▶ [Instruction]:
Leave out the pictures and set down exactly the lines from the start of the listing through the one with "(clienttxt) at (554,51)", both included.

** start of Exercise input **

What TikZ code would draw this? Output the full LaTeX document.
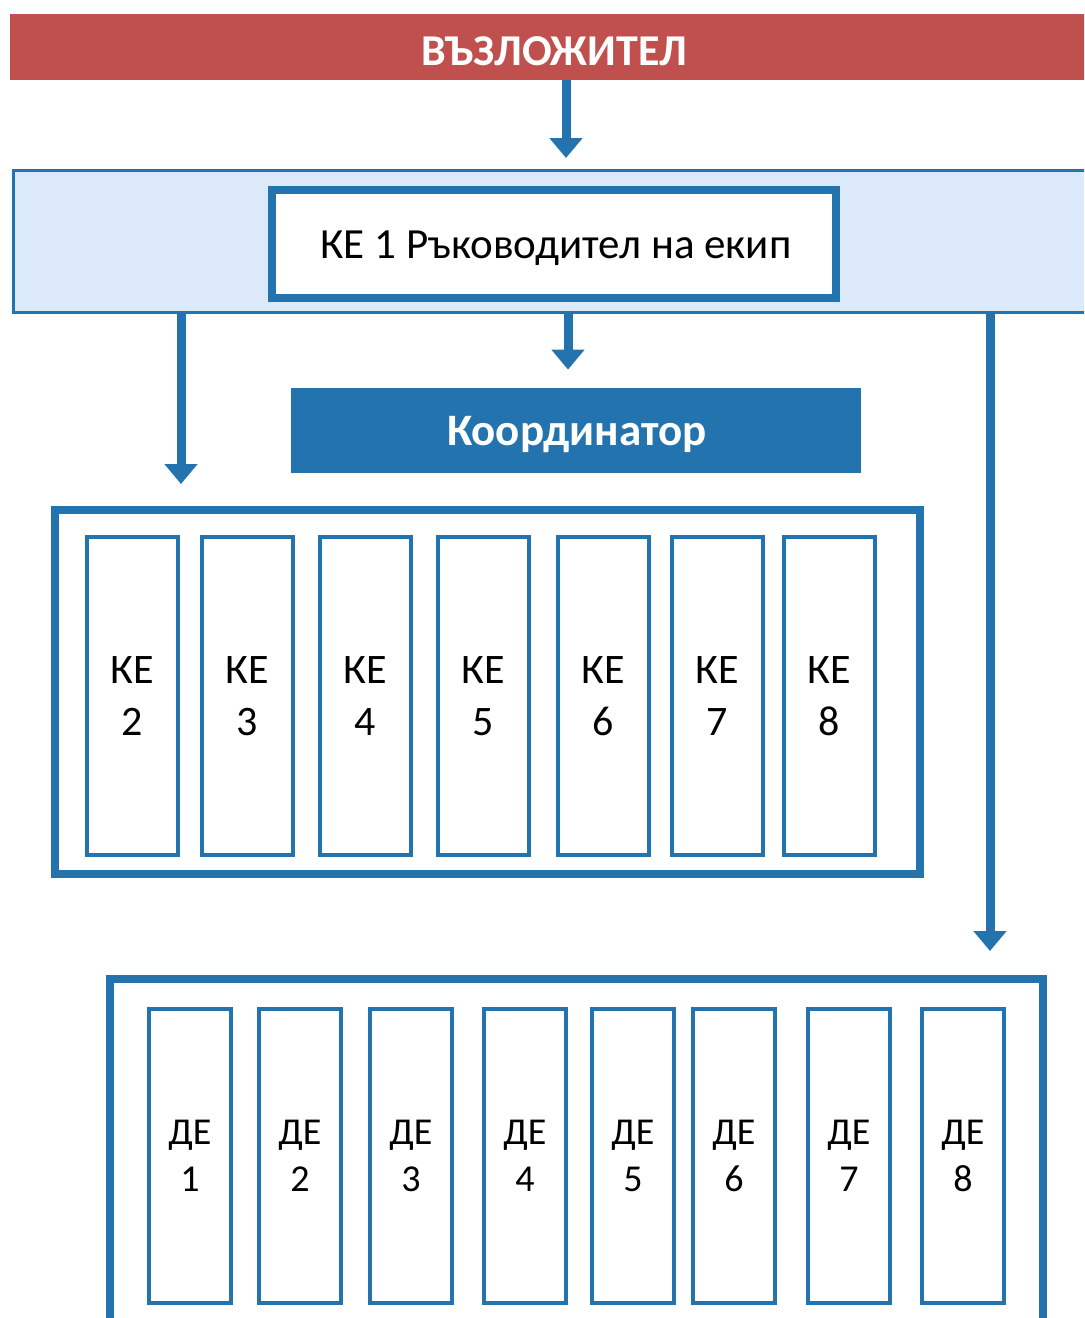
\documentclass[tikz,border=0pt]{standalone}
\usepackage{fontspec}
\setmainfont{Carlito}
\usetikzlibrary{arrows.meta,positioning}

\definecolor{zred}{RGB}{192,80,77}
\definecolor{zblue}{RGB}{35,115,175}
\definecolor{zband}{RGB}{220,233,248}

\tikzset{
  flow/.style={zblue, line width=4.5pt, -{Triangle[width=16pt,length=10pt]}},
  frame/.style={draw=zblue, line width=4pt, fill=white, inner sep=0pt},
  kebox/.style={draw=zblue, line width=2pt, fill=white, inner sep=0pt, align=center,
    minimum width=45.5pt, minimum height=159pt, font=\fontsize{21}{26}\selectfont},
  debox/.style={draw=zblue, line width=2pt, fill=white, inner sep=0pt, align=center,
    minimum width=41pt, minimum height=147pt, font=\fontsize{19}{23.5}\selectfont},
}

\begin{document}
\begin{tikzpicture}[x=0.5pt, y=-0.5pt]
  \clip (0,0) rectangle (1084,1318);
  \fill[white] (0,0) rectangle (1084,1318);

  % Top bar
  \node[fill=zred, minimum width=545pt, minimum height=33pt, inner sep=0pt] (client) at (555,47) {};
  \node[text=white, font=\fontsize{22}{26}\selectfont\bfseries] (clienttxt) at (554,51) {ВЪЗЛОЖИТЕЛ};

  % Team leader band
  \node[draw=zblue, line width=1.5pt, fill=zband, minimum width=543.5pt, minimum height=71pt] (band) at (556.5,241.5) {};
  \node[frame, minimum width=282pt, minimum height=54pt] (lead) at (554,244) {};
  \node[font=\fontsize{21.5}{26}\selectfont] (leadtxt) at (556,248) {КЕ 1 Ръководител на екип};

  % Coordinator
  \node[fill=zblue, minimum width=285pt, minimum height=42.5pt, inner sep=0pt] (coord) at (576,430.5) {};
  \node[text=white, font=\fontsize{22.5}{26}\selectfont\bfseries] (coordtxt) at (577,435) {Координатор};

  % Key experts
  \node[frame, minimum width=432.5pt, minimum height=182pt] (kef) at (487.5,692) {};
  \foreach \n/\x in {2/132,3/247,4/365,5/483,6/603,7/717.5,8/829.5}
    \node[kebox] (ke\n) at (\x,696) {КЕ\\\n};

  % Non-key experts
  \node[frame, minimum width=466.5pt, minimum height=190.5pt] (def) at (576.5,1169.5) {};
  \foreach \n/\x in {1/190,2/300,3/411,4/525,5/633,6/734,7/849,8/963}
    \node[debox] (de\n) at (\x,1156) {ДЕ\\\n};

  % Arrows
  \draw[flow, shorten >=5.5pt] (566,0 |- client.south) -- (566,0 |- band.north);
  \draw[flow, shorten >=9pt] (568,0 |- band.south) -- (568,0 |- coord.north);
  \draw[flow, shorten >=11pt] (181,0 |- band.south) -- (181,0 |- kef.north);
  \draw[flow, shorten >=12pt] (990,0 |- band.south) -- (990,0 |- def.north);
\end{tikzpicture}
\end{document}
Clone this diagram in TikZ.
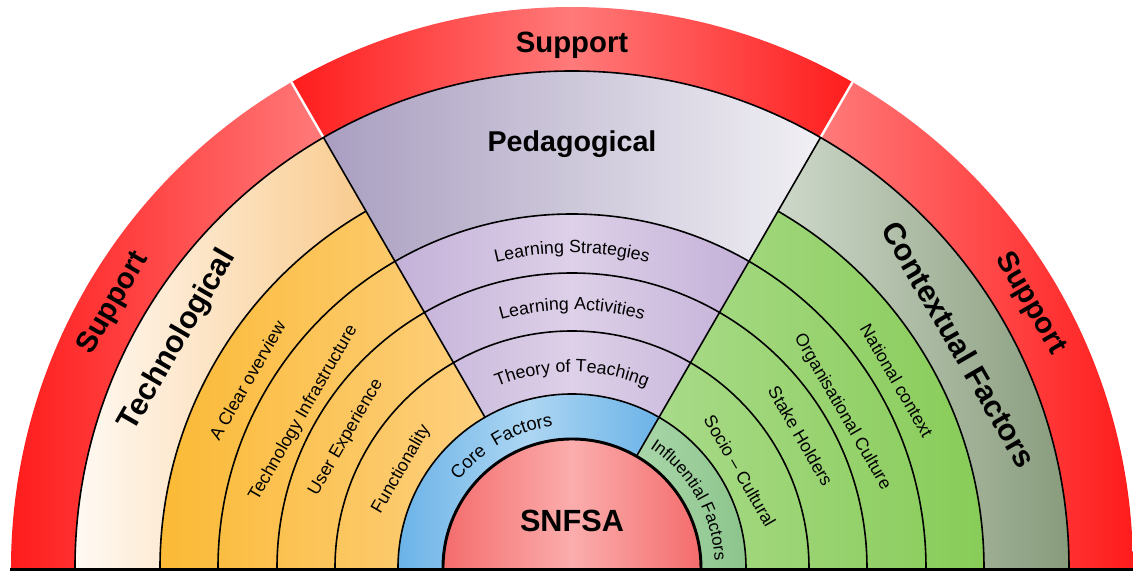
\documentclass[tikz,border=0pt]{standalone}
\usepackage{fontspec}
\setmainfont{Liberation Sans}
\usetikzlibrary{decorations.text}
\definecolor{supR}{HTML}{FF1C1C}
\definecolor{supP}{HTML}{FF7A7A}
\definecolor{techL}{HTML}{FFF9F3}
\definecolor{techR}{HTML}{F9CB8E}
\definecolor{orL}{HTML}{FBBA36}
\definecolor{orR}{HTML}{FDCF7E}
\definecolor{pedL}{HTML}{A99EC0}
\definecolor{pedR}{HTML}{F1F0F4}
\definecolor{lavE}{HTML}{C4B1D8}
\definecolor{lavM}{HTML}{DDD0E8}
\definecolor{ctxL}{HTML}{CED8CA}
\definecolor{ctxR}{HTML}{889C7C}
\definecolor{grL}{HTML}{A8DA88}
\definecolor{grR}{HTML}{88CC58}
\definecolor{blE}{HTML}{6BB3E8}
\definecolor{blM}{HTML}{ADD6F2}
\definecolor{inL}{HTML}{A9D6A9}
\definecolor{inR}{HTML}{8CC48C}
\definecolor{snE}{HTML}{F46C6C}
\definecolor{snM}{HTML}{FBADAD}
\newcommand{\annsec}[4]{(#1:#3) arc[start angle=#1, end angle=#2, radius=#3] -- (#2:#4) arc[start angle=#2, end angle=#1, radius=#4] -- cycle}
\begin{document}
\begin{tikzpicture}[x=0.75pt,y=0.75pt,
  ln/.style={draw=black,line width=1.2pt},
  tbold/.style={font=\fontsize{22}{26}\selectfont\bfseries,inner sep=0pt},
  ttitle/.style={font=\fontsize{23}{28}\selectfont\bfseries,inner sep=0pt},
  tlab/.style={font=\fontsize{13.3}{16}\selectfont,inner sep=0pt}]
\useasboundingbox (-572,-3) rectangle (561,568);
% support ring
\shade[left color=supR,right color=supP] \annsec{120}{180}{497}{561};
\shade[left color=supR,right color=supR,middle color=supP] \annsec{60}{120}{497}{561};
\shade[left color=supP,right color=supR] \annsec{0}{60}{497}{561};
\draw[white,line width=1.8pt] (60:497) -- (60:561);
\draw[white,line width=1.8pt] (120:497) -- (120:561);
% technological side
\shade[left color=techL,right color=techR] \annsec{120}{180}{412}{497};
\shade[left color=orL,right color=orR] \annsec{120}{180}{174}{412};
% pedagogical wedge
\shade[left color=pedL,right color=pedR] \annsec{60}{120}{354}{497};
\shade[left color=lavE,right color=lavE,middle color=lavM] \annsec{60}{120}{174}{354};
% contextual side
\shade[left color=ctxL,right color=ctxR] \annsec{0}{60}{412}{497};
\shade[left color=grL,right color=grR] \annsec{0}{60}{174}{412};
% core / influential rings
\shade[left color=blE,right color=blE,middle color=blM] \annsec{60}{180}{129}{174};
\shade[left color=inL,right color=inR] \annsec{0}{60}{129}{174};
% SNFSA
\shade[left color=snE,right color=snE,middle color=snM] (0:129) arc[start angle=0,end angle=180,radius=129] -- cycle;
% lines
\draw[ln] (0:497) arc[start angle=0,end angle=180,radius=497];
\draw[ln] (0:412) arc[start angle=0,end angle=60,radius=412];
\draw[ln] (120:412) arc[start angle=120,end angle=180,radius=412];
\foreach \r in {354,295,237,174}
  \draw[ln] (0:\r) arc[start angle=0,end angle=180,radius=\r];
\draw[ln] (60:129) -- (60:497);
\draw[ln] (120:174) -- (120:497);
\draw[draw=black,line width=2.2pt] (0:129) arc[start angle=0,end angle=180,radius=129];
\draw[draw=black,line width=2.8pt] (-562,-1.5) -- (561,-1.5);
% titles
\node[tbold,anchor=base] (supT) at (90:515) {Support};
\node[tbold,rotate=60] (supL) at (150:529) {Support};
\node[tbold,rotate=-60] (supRt) at (30:529) {Support};
\node[tbold,font=\fontsize{21.5}{26}\selectfont\bfseries,anchor=base] (ped) at (90:416) {Pedagogical};
\node[ttitle,rotate=60] (tech) at (150:455) {Technological};
\node[ttitle,rotate=-60] (ctx) at (30:447) {Contextual Factors};
\node[tbold,font=\fontsize{23}{26}\selectfont\bfseries,anchor=base] (snfsa) at (0,36) {SNFSA};
% left labels
\node[tlab,rotate=60] (l1) at (150:375) {A Clear overview};
\node[tlab,rotate=60] (l2) at (150:310) {Technology Infrastructure};
\node[tlab,rotate=60] (l3) at (150:261) {User Experience};
\node[tlab,rotate=60] (l4) at (150:197) {Functionality};
% right labels
\node[tlab,rotate=-60] (r1) at (30:375) {National context};
\node[tlab,rotate=-60] (r2) at (30:312) {Organisational Culture};
\node[tlab,rotate=-60] (r3) at (30:264) {Stake Holders};
\node[tlab,rotate=-60] (r4) at (30:194) {Socio -- Cultural};
% curved labels
\path[decorate,decoration={text along path,text align=center,
  text={|\fontsize{13.3}{16}\selectfont|Learning Strategies}}]
  (120:315) arc[start angle=120,end angle=60,radius=315];
\path[decorate,decoration={text along path,text align=center,
  text={|\fontsize{13.3}{16}\selectfont|Learning Activities}}]
  (120:258) arc[start angle=120,end angle=60,radius=258];
\path[decorate,decoration={text along path,text align=center,
  text={|\fontsize{13.3}{16}\selectfont|Theory of Teaching}}]
  (125:196) arc[start angle=125,end angle=55,radius=196];
\path[decorate,decoration={text along path,text align=center,
  text={|\fontsize{13.8}{16}\selectfont|Core{\ \ }Factors}}]
  (165:143) arc[start angle=165,end angle=75,radius=143];
\path[decorate,decoration={text along path,text align=center,
  text={|\fontsize{12.8}{16}\selectfont|Influential{\ }Factors}}]
  (75:143) arc[start angle=75,end angle=-15,radius=143];
\end{tikzpicture}
\end{document}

** end of Exercise input **

▶ [Answer to the task]:
What TikZ code would draw this? Output the full LaTeX document.
\documentclass[tikz,border=0pt]{standalone}
\usepackage{fontspec}
\setmainfont{Carlito}
\usetikzlibrary{arrows.meta,positioning}

\definecolor{zred}{RGB}{192,80,77}
\definecolor{zblue}{RGB}{35,115,175}
\definecolor{zband}{RGB}{220,233,248}

\tikzset{
  flow/.style={zblue, line width=4.5pt, -{Triangle[width=16pt,length=10pt]}},
  frame/.style={draw=zblue, line width=4pt, fill=white, inner sep=0pt},
  kebox/.style={draw=zblue, line width=2pt, fill=white, inner sep=0pt, align=center,
    minimum width=45.5pt, minimum height=159pt, font=\fontsize{21}{26}\selectfont},
  debox/.style={draw=zblue, line width=2pt, fill=white, inner sep=0pt, align=center,
    minimum width=41pt, minimum height=147pt, font=\fontsize{19}{23.5}\selectfont},
}

\begin{document}
\begin{tikzpicture}[x=0.5pt, y=-0.5pt]
  \clip (0,0) rectangle (1084,1318);
  \fill[white] (0,0) rectangle (1084,1318);

  % Top bar
  \node[fill=zred, minimum width=545pt, minimum height=33pt, inner sep=0pt] (client) at (555,47) {};
  \node[text=white, font=\fontsize{22}{26}\selectfont\bfseries] (clienttxt) at (554,51) {ВЪЗЛОЖИТЕЛ};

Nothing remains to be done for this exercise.